◆ **WHAT IS NEEDED**: State how many lines in the listing below include the word "this". Give nothing but the number.

>> start

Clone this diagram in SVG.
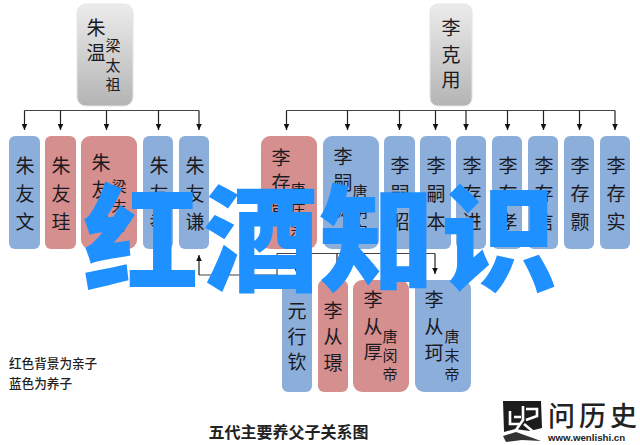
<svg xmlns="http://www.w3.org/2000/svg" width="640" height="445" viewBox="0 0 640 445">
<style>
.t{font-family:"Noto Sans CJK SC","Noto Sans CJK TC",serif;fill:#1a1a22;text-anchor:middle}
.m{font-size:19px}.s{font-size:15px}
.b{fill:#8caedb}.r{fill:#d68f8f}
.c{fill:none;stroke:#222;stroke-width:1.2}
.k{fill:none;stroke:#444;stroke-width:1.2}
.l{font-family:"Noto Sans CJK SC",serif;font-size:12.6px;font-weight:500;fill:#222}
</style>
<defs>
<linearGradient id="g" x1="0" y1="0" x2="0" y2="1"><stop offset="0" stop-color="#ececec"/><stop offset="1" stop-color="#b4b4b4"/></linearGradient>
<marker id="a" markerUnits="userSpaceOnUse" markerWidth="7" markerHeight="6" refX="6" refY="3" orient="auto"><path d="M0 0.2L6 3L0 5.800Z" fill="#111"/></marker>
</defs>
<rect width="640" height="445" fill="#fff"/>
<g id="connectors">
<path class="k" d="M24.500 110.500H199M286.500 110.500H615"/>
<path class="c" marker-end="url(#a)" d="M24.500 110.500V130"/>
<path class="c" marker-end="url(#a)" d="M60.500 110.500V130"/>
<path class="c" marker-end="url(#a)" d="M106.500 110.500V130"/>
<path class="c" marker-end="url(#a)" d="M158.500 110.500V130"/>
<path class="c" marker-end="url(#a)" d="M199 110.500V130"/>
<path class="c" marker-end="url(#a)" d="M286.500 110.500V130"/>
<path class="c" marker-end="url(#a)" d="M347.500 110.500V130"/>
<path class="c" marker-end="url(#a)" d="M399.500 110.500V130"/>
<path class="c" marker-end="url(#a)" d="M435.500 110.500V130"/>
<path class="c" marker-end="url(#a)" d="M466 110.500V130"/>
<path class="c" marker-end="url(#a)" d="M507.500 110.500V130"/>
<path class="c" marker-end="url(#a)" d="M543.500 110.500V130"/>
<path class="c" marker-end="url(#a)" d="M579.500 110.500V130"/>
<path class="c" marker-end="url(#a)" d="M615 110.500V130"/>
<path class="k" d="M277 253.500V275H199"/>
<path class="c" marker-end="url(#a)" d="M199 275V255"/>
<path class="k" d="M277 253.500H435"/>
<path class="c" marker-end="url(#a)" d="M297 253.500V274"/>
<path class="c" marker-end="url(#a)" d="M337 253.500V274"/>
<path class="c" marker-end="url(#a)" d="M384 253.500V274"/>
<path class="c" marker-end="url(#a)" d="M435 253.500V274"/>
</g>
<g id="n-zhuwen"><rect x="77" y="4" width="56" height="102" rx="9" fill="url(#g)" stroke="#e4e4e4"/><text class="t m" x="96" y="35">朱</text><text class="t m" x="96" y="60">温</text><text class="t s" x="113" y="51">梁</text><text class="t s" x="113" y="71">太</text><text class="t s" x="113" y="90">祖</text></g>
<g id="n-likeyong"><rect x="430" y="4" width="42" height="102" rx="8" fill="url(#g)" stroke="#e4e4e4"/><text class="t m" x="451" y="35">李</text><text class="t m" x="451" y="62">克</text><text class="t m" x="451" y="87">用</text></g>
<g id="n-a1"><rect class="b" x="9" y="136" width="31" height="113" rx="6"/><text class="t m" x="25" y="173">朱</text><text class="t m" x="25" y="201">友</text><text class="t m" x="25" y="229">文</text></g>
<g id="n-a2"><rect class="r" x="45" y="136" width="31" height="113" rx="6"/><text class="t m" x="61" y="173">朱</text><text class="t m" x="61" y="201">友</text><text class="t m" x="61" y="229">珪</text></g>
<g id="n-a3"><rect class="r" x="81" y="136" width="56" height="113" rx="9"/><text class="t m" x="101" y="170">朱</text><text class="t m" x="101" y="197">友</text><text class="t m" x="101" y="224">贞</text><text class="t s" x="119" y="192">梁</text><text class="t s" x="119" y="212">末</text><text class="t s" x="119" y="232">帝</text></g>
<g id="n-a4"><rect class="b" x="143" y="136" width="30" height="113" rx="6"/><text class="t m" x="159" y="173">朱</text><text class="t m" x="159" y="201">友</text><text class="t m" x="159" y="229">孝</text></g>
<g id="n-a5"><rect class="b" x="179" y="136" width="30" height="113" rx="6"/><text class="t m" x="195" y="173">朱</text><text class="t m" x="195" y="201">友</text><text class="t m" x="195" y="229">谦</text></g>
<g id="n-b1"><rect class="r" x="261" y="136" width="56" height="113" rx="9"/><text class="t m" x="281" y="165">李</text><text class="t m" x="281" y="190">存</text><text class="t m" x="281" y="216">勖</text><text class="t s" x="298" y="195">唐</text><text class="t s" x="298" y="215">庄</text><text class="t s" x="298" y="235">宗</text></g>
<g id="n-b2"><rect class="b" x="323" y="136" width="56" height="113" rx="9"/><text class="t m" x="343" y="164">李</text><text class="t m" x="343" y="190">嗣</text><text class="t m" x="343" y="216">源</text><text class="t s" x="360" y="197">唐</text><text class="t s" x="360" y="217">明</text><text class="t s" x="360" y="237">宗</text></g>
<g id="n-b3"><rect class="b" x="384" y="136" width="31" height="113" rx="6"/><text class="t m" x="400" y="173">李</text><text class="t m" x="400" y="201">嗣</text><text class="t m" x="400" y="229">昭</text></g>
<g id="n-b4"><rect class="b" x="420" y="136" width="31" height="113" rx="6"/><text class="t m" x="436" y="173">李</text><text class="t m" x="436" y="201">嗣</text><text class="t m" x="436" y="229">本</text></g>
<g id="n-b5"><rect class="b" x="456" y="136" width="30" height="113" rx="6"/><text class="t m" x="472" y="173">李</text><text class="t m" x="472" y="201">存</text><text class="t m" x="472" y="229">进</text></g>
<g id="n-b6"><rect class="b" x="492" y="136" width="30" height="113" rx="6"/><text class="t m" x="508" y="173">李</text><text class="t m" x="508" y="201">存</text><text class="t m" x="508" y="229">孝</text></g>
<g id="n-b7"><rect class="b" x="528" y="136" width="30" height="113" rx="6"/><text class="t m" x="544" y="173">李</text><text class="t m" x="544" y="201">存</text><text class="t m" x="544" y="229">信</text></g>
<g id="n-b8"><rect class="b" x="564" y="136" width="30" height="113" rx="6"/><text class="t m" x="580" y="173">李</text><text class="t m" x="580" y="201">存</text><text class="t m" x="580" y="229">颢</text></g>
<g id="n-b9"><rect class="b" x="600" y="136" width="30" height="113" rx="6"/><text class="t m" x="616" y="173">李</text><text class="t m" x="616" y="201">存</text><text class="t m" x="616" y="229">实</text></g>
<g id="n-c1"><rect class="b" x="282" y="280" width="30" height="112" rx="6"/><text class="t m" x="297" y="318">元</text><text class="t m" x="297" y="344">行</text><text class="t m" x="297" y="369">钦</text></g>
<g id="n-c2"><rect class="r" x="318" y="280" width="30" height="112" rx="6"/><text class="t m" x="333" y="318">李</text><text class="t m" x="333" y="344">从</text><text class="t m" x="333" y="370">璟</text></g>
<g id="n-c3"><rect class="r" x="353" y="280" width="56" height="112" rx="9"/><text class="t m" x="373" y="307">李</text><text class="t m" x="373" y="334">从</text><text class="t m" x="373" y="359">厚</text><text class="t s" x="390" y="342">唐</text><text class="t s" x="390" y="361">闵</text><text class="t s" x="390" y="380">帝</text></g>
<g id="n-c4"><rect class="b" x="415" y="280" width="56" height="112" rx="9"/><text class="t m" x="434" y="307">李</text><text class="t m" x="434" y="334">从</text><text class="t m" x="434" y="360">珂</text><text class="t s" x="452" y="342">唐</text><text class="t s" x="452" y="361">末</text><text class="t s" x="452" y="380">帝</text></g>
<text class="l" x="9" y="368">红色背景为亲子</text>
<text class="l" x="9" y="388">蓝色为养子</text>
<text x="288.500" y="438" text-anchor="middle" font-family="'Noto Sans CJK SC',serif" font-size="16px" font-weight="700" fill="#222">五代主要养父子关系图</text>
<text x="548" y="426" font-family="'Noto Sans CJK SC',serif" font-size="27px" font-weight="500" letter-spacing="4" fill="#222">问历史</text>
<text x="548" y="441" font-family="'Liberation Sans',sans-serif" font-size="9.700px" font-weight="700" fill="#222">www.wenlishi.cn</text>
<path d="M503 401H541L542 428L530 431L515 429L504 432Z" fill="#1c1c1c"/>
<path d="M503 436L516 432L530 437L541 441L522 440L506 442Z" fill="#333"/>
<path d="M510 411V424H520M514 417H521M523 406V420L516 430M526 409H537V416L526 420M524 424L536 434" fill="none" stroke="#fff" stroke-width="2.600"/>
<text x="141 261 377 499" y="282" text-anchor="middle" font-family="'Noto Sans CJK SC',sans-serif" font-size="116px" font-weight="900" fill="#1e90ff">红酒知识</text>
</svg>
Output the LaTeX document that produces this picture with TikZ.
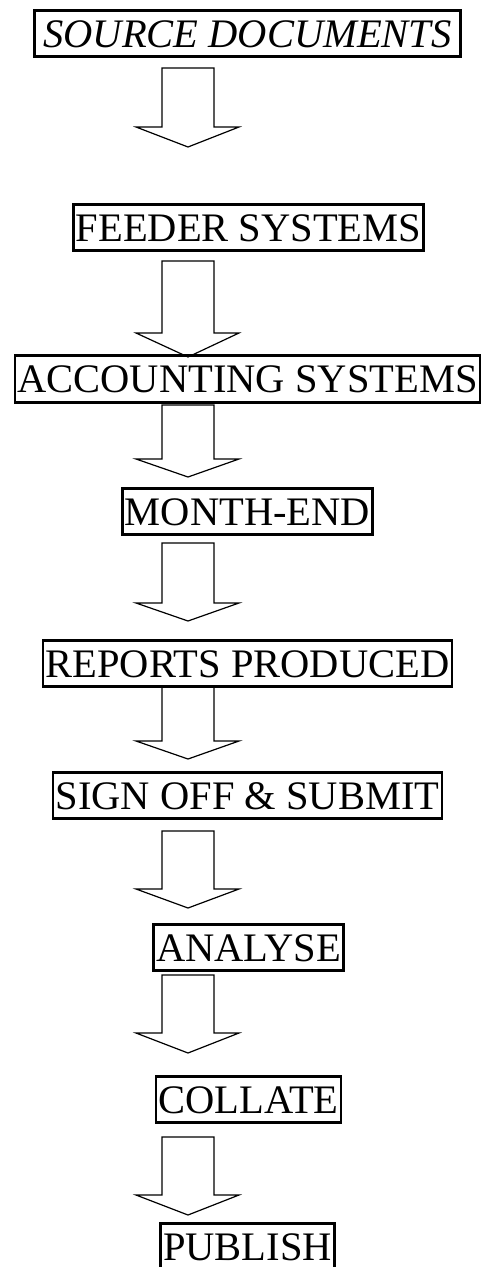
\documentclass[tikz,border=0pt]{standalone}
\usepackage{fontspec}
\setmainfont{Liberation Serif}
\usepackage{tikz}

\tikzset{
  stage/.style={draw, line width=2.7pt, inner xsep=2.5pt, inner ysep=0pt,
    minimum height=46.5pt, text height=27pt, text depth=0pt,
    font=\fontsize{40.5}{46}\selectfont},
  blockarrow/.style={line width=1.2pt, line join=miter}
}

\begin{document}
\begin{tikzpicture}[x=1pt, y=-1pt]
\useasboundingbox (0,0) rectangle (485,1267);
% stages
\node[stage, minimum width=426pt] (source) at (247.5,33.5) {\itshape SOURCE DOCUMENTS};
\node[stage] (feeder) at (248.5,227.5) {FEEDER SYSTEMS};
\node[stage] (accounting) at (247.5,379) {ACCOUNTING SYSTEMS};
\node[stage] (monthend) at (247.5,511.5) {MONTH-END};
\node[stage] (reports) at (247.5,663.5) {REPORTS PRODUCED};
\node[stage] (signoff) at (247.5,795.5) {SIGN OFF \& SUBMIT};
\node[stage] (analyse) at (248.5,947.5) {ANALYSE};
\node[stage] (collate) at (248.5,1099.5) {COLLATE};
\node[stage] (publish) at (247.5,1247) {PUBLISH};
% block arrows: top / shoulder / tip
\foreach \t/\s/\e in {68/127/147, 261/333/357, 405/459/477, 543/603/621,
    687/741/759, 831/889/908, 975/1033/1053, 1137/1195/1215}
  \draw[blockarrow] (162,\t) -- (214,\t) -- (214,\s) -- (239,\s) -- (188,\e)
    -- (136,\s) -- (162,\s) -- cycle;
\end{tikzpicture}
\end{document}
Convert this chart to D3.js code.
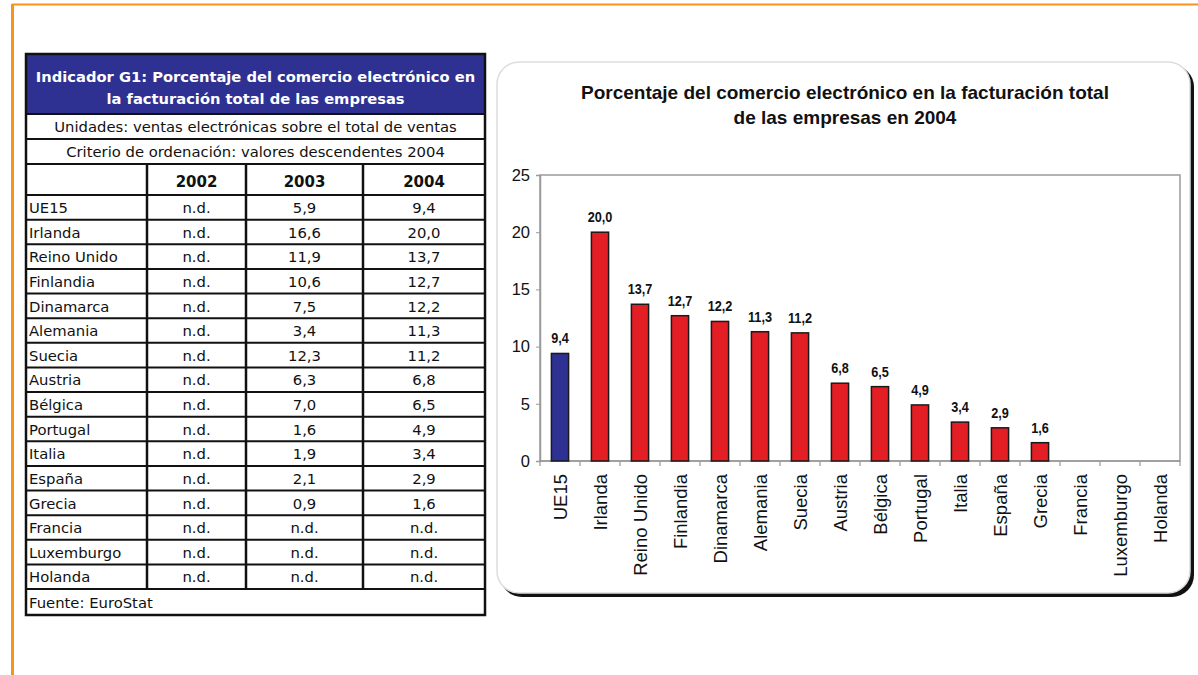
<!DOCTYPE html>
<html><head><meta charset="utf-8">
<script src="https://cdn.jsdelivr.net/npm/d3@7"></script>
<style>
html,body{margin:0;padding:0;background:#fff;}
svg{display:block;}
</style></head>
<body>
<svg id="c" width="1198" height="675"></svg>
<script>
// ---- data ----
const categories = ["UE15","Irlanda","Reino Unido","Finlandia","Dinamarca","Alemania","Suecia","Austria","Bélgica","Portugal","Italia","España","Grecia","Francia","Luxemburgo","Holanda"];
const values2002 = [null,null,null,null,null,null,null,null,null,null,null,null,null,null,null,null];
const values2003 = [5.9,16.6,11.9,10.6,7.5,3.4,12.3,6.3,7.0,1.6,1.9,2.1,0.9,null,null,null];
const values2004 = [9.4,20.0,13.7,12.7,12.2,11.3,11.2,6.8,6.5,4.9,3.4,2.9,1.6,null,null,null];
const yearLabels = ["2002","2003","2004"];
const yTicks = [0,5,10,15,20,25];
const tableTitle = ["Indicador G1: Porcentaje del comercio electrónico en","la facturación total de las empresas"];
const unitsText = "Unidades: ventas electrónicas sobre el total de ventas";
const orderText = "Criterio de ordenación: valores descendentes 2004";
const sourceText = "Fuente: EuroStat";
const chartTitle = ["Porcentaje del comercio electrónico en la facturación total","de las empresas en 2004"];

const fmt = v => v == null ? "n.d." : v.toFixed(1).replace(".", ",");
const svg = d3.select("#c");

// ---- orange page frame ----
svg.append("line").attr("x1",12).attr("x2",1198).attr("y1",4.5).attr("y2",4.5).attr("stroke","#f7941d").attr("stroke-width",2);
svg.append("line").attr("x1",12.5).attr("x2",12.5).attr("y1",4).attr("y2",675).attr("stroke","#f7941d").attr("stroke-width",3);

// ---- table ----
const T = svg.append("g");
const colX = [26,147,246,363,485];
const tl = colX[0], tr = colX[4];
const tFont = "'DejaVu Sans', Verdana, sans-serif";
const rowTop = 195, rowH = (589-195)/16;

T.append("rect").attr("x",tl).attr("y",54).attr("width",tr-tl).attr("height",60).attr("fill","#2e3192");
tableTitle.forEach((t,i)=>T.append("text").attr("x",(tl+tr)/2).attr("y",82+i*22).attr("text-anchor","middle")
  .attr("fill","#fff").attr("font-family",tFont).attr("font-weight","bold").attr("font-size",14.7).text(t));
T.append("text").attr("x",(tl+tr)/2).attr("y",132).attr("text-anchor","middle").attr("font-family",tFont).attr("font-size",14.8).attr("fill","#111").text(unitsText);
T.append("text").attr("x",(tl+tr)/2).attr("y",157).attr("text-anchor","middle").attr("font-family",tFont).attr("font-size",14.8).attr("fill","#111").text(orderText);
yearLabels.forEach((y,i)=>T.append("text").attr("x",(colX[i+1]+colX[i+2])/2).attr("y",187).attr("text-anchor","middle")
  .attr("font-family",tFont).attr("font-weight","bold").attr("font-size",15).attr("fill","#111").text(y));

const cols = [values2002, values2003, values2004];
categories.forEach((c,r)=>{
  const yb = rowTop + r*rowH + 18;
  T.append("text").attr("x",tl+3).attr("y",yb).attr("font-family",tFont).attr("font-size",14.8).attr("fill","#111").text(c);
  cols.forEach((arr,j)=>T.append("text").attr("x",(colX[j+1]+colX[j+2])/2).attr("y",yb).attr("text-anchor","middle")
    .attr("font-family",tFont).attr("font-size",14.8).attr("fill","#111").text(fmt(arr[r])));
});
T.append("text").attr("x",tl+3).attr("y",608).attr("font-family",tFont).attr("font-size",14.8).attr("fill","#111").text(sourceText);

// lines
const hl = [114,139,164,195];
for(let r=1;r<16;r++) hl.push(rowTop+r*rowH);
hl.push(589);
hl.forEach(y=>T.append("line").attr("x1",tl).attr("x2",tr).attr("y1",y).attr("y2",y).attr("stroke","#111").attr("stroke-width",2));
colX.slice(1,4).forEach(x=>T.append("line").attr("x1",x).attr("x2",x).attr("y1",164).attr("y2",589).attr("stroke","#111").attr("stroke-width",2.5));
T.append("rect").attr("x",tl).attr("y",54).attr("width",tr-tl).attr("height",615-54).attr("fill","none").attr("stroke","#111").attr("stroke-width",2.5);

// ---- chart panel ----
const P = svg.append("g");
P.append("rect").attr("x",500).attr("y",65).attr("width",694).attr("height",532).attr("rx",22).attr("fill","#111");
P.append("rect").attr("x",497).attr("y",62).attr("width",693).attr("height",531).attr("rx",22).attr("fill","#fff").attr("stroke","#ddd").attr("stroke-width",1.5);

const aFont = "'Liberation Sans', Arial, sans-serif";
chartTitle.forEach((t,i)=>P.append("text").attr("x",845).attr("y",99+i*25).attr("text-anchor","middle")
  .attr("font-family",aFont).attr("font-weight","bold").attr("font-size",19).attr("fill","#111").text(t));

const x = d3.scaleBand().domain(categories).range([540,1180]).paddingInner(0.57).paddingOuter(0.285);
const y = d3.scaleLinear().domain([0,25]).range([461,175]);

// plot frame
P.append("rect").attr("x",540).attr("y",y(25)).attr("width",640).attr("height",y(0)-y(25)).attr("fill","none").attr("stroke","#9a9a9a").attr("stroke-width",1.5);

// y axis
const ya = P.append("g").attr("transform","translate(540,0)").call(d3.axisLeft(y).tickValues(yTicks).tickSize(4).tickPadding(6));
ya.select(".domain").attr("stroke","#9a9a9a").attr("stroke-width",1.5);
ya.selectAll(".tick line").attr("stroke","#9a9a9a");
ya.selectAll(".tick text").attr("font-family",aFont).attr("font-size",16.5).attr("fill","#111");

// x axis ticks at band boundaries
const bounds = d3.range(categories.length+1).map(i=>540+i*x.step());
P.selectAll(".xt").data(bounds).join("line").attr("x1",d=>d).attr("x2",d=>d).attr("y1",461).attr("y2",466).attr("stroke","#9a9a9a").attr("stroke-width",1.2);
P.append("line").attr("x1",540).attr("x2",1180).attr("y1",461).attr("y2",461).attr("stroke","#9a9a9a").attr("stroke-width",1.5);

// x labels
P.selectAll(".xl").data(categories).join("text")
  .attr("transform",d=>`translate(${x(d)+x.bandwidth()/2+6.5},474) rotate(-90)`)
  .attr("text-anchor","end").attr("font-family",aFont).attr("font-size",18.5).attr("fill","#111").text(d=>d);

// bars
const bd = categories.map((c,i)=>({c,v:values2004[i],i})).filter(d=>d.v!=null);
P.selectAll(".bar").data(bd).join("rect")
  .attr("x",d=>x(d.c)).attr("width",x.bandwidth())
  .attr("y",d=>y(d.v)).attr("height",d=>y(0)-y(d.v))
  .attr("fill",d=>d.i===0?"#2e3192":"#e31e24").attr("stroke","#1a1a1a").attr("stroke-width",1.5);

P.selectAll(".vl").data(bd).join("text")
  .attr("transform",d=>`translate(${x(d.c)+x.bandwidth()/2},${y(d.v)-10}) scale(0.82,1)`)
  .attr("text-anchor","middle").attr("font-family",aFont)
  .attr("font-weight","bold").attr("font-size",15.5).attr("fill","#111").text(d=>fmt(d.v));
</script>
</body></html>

>> end

◆ **TASK RESULT**: 3